Reunified Korea is a significant power on Earth1 and the dominant one in space. How does a medium population (low compared to China, India, or even the US) nation like Korea dominate space? Judging from this book, very effectively2.
I would like to be able to say that Ocean’s Godori is Firefly done right or even that it does Cowboy Bebop better. Alas, the novel has some significant issues
Pacing in the first half is glacial. Also, the antagonists are unrealistically willing to explain their machinations to their victims (over the phone, no less), which is not at all prudent for persons engaged in a covert scheme.
Various worldbuilding details kept yanking me out of the story. Even granting ubiquitous warp gates3, this is a weirdly small solar system. I was also distracted by phrases such as
“A colorful belt trails out into the air, floating in space.”
There is no air in space.
The novel could have benefited from more extensive editing… except that’s not a feature of the current publishing landscape. Too bad, because the flaws are not intrinsic to the work. Many of the book’s issues could have been fixed. It’s not the publisher who suffers worst when books are made available before they are ready.
Less a complaint and more a rambling observation: as melodramatically violent as they are, the antagonists have valid reasons beyond greed or nihilism to target the Anands. Ocean and company end up opposing the antagonists mainly because Ocean and Teo are friends. Teo isn’t actively terrible, as is his father, but he is a beneficiary of his family’s schemes. Not the first work I’ve recently encountered in which the antagonists have a solid complaint that is undermined by their methods4.
The characters and their interactions are OK. Probably better people will focus on those and not on the worldbuilding issues that obsessed and distracted me.

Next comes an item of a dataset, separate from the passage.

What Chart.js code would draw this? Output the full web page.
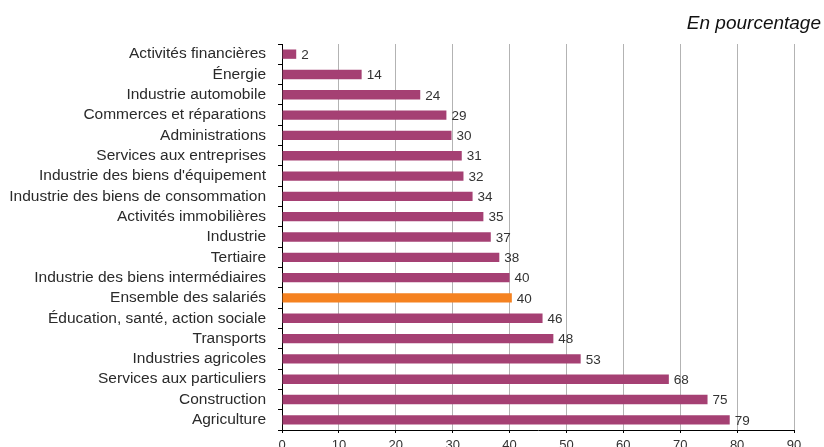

Ocean’s Godori is available here (Amazon US), here (Amazon Canada), here (Amazon UK), here (Apple Books), here (Barnes & Noble), here (Chapters-Indigo), and here (Words Worth Books).
1: Because I read this in e‑arc, it is easy to scan the MS for specific words. Words I did not find: US, USA, America, Europe, India, Africa, and China (Chinese written characters are mentioned once). Japan is referenced three times and Russia once. Canada isn’t mentioned at all but why would it be?
2: Small nations such as Portugal, Belgium, and England have carved out large empires in the past. Korea’s 23rd century empire appears a lot more humane than Portugal, Belgium, or England’s. Low bar, I admit. On par with Tau Zero’s Sweden, which as you all remember was the nation chosen by the other nations of the world to rule Earth.
3: Warp gates seem to be instant. At least, that’s my explanation for why trans-system comms have no lag time.
Some readers… me mostly… might wonder why a civilization with an instant point-to-point portal network is limited to one system. Well, interstellar distances are huge. It’s possible that the warp gates themselves have inhibited the development of the rockets needed to traverse interstellar space in a reasonable time. Why develop high performance rockets if you can just take a short cut through a gate? But without high performance rockets, the galaxy is out of reach.
(Have fun working out how to get a warp gate to another star using only low delta-vee rockets. I know I did.)
4: Methods such as brutally murdering innocent bystanders.